According to a 17 November 2016 blog post published by Camp of the Sacred Stones, legal action taken by Dakota Access LLC against the U.S. Army Corps of Engineers hinged on that date:
On Wednesday, November 16, 2016, just hours after the arrival of the drill at Standing Rock, Dakota Access LLC filed a lawsuit against the U.S. Army Corp of Engineers for delaying its decision on the last required easement. Standing Rock Sioux Tribal Chairman Dave Archambault said in response, “They are wrong and the lawsuit will not succeed. We are looking forward to discussing the easement with the Administration and explaining why it must be denied.” In their court documents, the company said that delays have already cost nearly $100 million and that “further delay in the consideration of this case would add millions of dollars more each month in costs which cannot be recovered.”
This desperation comes from the company’s January 1, 2017 deadline for completing the project. Dakota Access has previously told the District Court that if they are not delivering oil by January 1, their shipper contracts will expire and the project will be in jeopardy. A new report by the Institute for Energy Economics and Financial Analysis, and issued just as the company’s lawsuit was being filed on Wednesday, confirmed these weaknesses in the financing of the project and questioned its entire economic rationale.
On 16 November 2016, Indian Country Today reported that DAPL officials had told a court that the project would be jeopardized if the pipeline is not completed by 1 January 2017:
“They are rushing to get the pipeline in the ground to meet that deadline, “ said Archambault. “The only urgency here was created by their own reckless choice to build the pipeline before it had all the permits to do so. They chose to reroute this pipeline away from Bismarck and put it at our doorstep and through our treaty lands and sacred places, even after we told them that it could not pass here. They made bad decisions and are now facing the consequences. The tide is turning against this project. We thank all of our water protectors who have raised their voices against it. You are being heard.”
A 16 November 2016 report [PDF] published by the Institute for Energy Economics and Financial Analysis suggested that vested companies might back out after that date:
DAPL faces a looming financial deadline. The pipeline’s principal backer, Energy Transfer Partners (ETP), has conceded in court proceedings that it has a contractual obligation to complete the project by January 1, 2017. If it misses this deadline, companies that have committed long-term to ship oil through the pipeline at 2014 prices have the right to rescind those commitments—and may well exercise that right.
ETP will most likely miss this deadline. The company recently informed investors that it would take from 90 to 120 days to complete the pipeline after it receives its necessary easement from the Army Corps of Engineers to cross the Missouri River, which would push completion of the pipeline well past Jan. 1.
Dakota Access Vice President Joey Mahmoud wrote in an Aug. 18 declaration to the court that the company had committed to completing the pipeline by Jan. 1, 2017.

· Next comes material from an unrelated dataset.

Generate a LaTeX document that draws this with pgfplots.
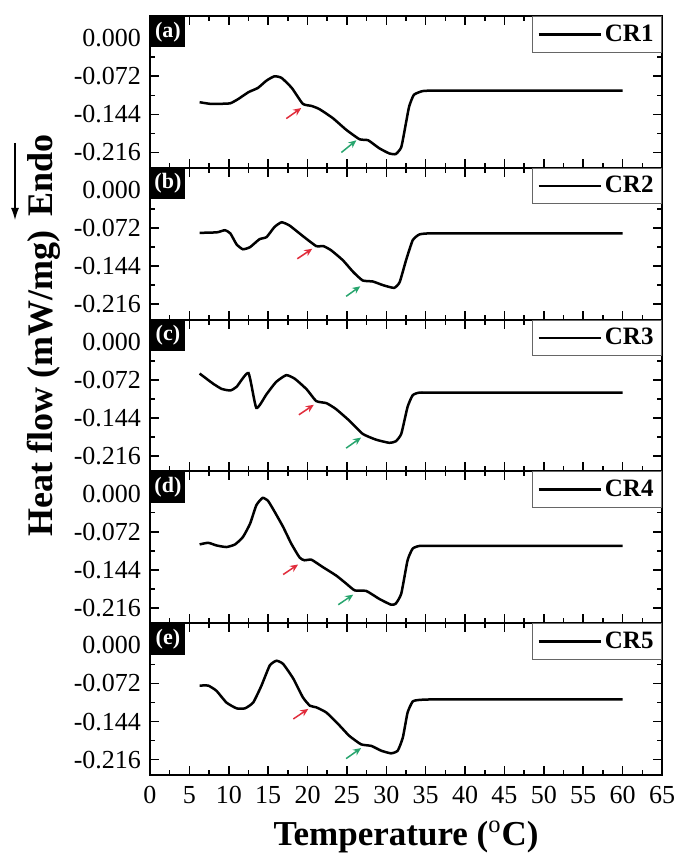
\documentclass[border=0pt]{standalone}
\usepackage{fontspec}
\setmainfont{Liberation Serif}
\usepackage{pgfplots}
\pgfplotsset{compat=1.18}
\usepackage{pgfplotstable}
\usetikzlibrary{arrows.meta}

\definecolor{arrred}{RGB}{225,45,60}
\definecolor{arrgreen}{RGB}{40,165,110}
\newcommand\ticfont{\fontsize{13}{15}\selectfont}

\pgfplotstableread{
x y
6.3 -0.121
7.6 -0.124
9.0 -0.124
10.2 -0.123
11.2 -0.115
12.5 -0.102
13.7 -0.094
14.8 -0.080
15.8 -0.072
16.7 -0.075
18.0 -0.094
19.4 -0.124
20.5 -0.128
21.5 -0.134
23.2 -0.151
24.9 -0.173
26.6 -0.191
27.7 -0.193
29.1 -0.208
30.4 -0.218
31.2 -0.219
31.9 -0.206
32.5 -0.160
32.9 -0.129
33.5 -0.107
34.6 -0.100
36 -0.099
40 -0.099
45 -0.099
50 -0.099
55 -0.099
60 -0.099
}\crone

\pgfplotstableread{
x y
6.3 -0.081
8.5 -0.080
9.5 -0.076
10.2 -0.082
11.0 -0.103
11.8 -0.112
12.7 -0.108
13.9 -0.093
14.8 -0.089
15.8 -0.070
16.7 -0.061
17.7 -0.067
19.4 -0.087
21.1 -0.106
22.0 -0.106
23.0 -0.114
24.5 -0.133
25.8 -0.155
27.0 -0.171
28.3 -0.173
29.6 -0.180
31.0 -0.185
31.7 -0.174
32.5 -0.133
33.35 -0.095
34.2 -0.084
35.5 -0.082
40 -0.082
45 -0.082
50 -0.082
55 -0.082
60 -0.082
}\crtwo

\pgfplotstableread{
x y
6.3 -0.060
8.0 -0.079
9.1 -0.089
10.2 -0.092
11.0 -0.085
12.5 -0.059
13.5 -0.125
14.8 -0.099
16.0 -0.076
17.3 -0.063
18.4 -0.070
19.9 -0.090
21.1 -0.112
22.4 -0.116
23.6 -0.127
25.3 -0.149
27.0 -0.174
28.7 -0.185
30.4 -0.191
31.2 -0.188
31.9 -0.174
32.7 -0.123
33.35 -0.101
34.2 -0.096
36 -0.096
40 -0.096
45 -0.096
50 -0.096
55 -0.096
60 -0.096
}\crthree

\pgfplotstableread{
x y
6.3 -0.096
7.4 -0.093
8.45 -0.098
9.7 -0.101
10.8 -0.096
11.8 -0.082
12.7 -0.057
13.5 -0.022
14.3 -0.008
15.0 -0.014
15.85 -0.035
16.9 -0.063
17.95 -0.095
19.0 -0.121
19.6 -0.126
20.5 -0.125
21.95 -0.139
23.65 -0.155
24.9 -0.170
26.0 -0.183
27.45 -0.184
29.1 -0.199
30.6 -0.210
31.2 -0.208
31.9 -0.189
32.7 -0.126
33.35 -0.104
34.2 -0.099
36 -0.099
40 -0.099
45 -0.099
50 -0.099
55 -0.099
60 -0.099
}\crfour

\pgfplotstableread{
x y
6.3 -0.076
7.4 -0.076
8.45 -0.086
9.7 -0.108
11.0 -0.119
12.05 -0.119
13.1 -0.108
14.15 -0.076
15.2 -0.038
16.05 -0.029
16.9 -0.035
18.2 -0.063
19.4 -0.098
20.3 -0.114
21.1 -0.117
22.4 -0.127
24.1 -0.152
25.3 -0.171
26.8 -0.187
28.1 -0.190
29.35 -0.199
30.6 -0.204
31.45 -0.199
32.1 -0.174
32.7 -0.127
33.35 -0.106
34.2 -0.103
36 -0.102
40 -0.102
45 -0.102
50 -0.102
55 -0.102
60 -0.102
}\crfive

\tikzset{
  tag/.style={fill=black, text=white, font=\bfseries\fontsize{11}{13}\selectfont,
    anchor=north west, minimum width=17.5pt, minimum height=15.5pt, inner sep=0pt},
  rarr/.style={-{Stealth[length=4pt,width=3.5pt]}, arrred, line width=0.75pt},
  garr/.style={-{Stealth[length=4pt,width=3.5pt]}, arrgreen, line width=0.75pt},
}

\pgfplotsset{
  panel/.style={
    width=256pt, height=75.9pt, scale only axis, anchor=north west,
    xmin=0, xmax=65, ymin=-0.245, ymax=0.042,
    xtick={0,5,...,65}, minor x tick num=1, xticklabels={},
    ytick={0,-0.072,-0.144,-0.216},
    yticklabels={0.000,-0.072,-0.144,-0.216},
    minor ytick={-0.036,-0.108,-0.18},
    tick align=inside, major tick length=4.5pt, minor tick length=2.5pt,
    every tick/.style={black, line width=0.8pt},
    axis line style={line width=1pt},
    yticklabel style={font=\ticfont, xshift=-1pt},
    legend style={at={(1,1)}, anchor=north east, draw=black!60, line width=0.5pt,
      font=\bfseries\fontsize{12.5}{14}\selectfont, inner xsep=2.5pt, inner ysep=2.5pt,
      nodes={inner sep=1.5pt}},
    legend image code/.code={\draw[#1] (0pt,0pt) -- (31pt,0pt);},
  },
  crv/.style={black, line width=1.25pt, smooth, tension=0.3},
}

\begin{document}
\begin{tikzpicture}
\path[use as bounding box] (-75pt,8pt) rectangle (263.5pt,-419pt);

\begin{axis}[panel, at={(0pt,0pt)}]
\addplot[crv] table[x=x,y=y] {\crone};
\addlegendentry{CR1}
\node[tag] at (rel axis cs:0,1) {(a)};
\draw[rarr] (axis cs:17.3,-0.152) -- (axis cs:19.2,-0.132);
\draw[garr] (axis cs:24.3,-0.216) -- (axis cs:26.2,-0.193);
\end{axis}

\begin{axis}[panel, at={(0pt,-75.9pt)}]
\addplot[crv] table[x=x,y=y] {\crtwo};
\addlegendentry{CR2}
\node[tag] at (rel axis cs:0,1) {(b)};
\draw[rarr] (axis cs:18.7,-0.130) -- (axis cs:20.6,-0.111);
\draw[garr] (axis cs:24.9,-0.201) -- (axis cs:26.7,-0.182);
\end{axis}

\begin{axis}[panel, at={(0pt,-151.8pt)}]
\addplot[crv] table[x=x,y=y] {\crthree};
\addlegendentry{CR3}
\node[tag] at (rel axis cs:0,1) {(c)};
\draw[rarr] (axis cs:18.9,-0.138) -- (axis cs:20.8,-0.119);
\draw[garr] (axis cs:24.9,-0.201) -- (axis cs:26.8,-0.181);
\end{axis}

\begin{axis}[panel, at={(0pt,-227.7pt)}]
\addplot[crv] table[x=x,y=y] {\crfour};
\addlegendentry{CR4}
\node[tag] at (rel axis cs:0,1) {(d)};
\draw[rarr] (axis cs:16.9,-0.153) -- (axis cs:18.8,-0.134);
\draw[garr] (axis cs:23.9,-0.210) -- (axis cs:25.8,-0.191);
\end{axis}

\begin{axis}[panel, at={(0pt,-303.6pt)},
  xticklabels={0,5,10,15,20,25,30,35,40,45,50,55,60,65},
  xticklabel style={font=\ticfont, yshift=-2pt},
  xlabel={Temperature ($^{\mathrm{o}}$C)},
  xlabel style={at={(axis description cs:0.5,0)}, anchor=center, yshift=-31pt,
    font=\bfseries\fontsize{17.5}{20}\selectfont}]
\addplot[crv] table[x=x,y=y] {\crfive};
\addlegendentry{CR5}
\node[tag] at (rel axis cs:0,1) {(e)};
\draw[rarr] (axis cs:18.2,-0.139) -- (axis cs:20.1,-0.120);
\draw[garr] (axis cs:24.9,-0.214) -- (axis cs:26.8,-0.194);
\end{axis}

\node[rotate=90, anchor=base west, font=\bfseries\fontsize{18}{20}\selectfont, inner sep=0pt]
  at (-48.5pt,-100.5pt) {Endo};
\node[rotate=90, anchor=base east, font=\bfseries\fontsize{18}{20}\selectfont, inner sep=0pt]
  at (-48.5pt,-107pt) {Heat flow (mW/mg)};
\draw[-{Latex[length=6pt,width=4pt]}, line width=0.6pt] (-67.5pt,-63.5pt) -- (-67.5pt,-102pt);
\end{tikzpicture}
\end{document}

“The long-term transportation contracts give shippers a right to terminate their commitments if (Dakota Access Pipeline) is not in full service per the contract deadline,” Mahmoud wrote.
By all accounts, stalling the Dakota Access Pipeline’s construction beyond 1 January 2017 greatly increases the chance that associated commitments would be terminated by third parties. However, we could find no information suggesting that the 1 January 2017 date was a hard-and-fast deadline, rather than simply a company projection used to bolster arguments of urgency in court.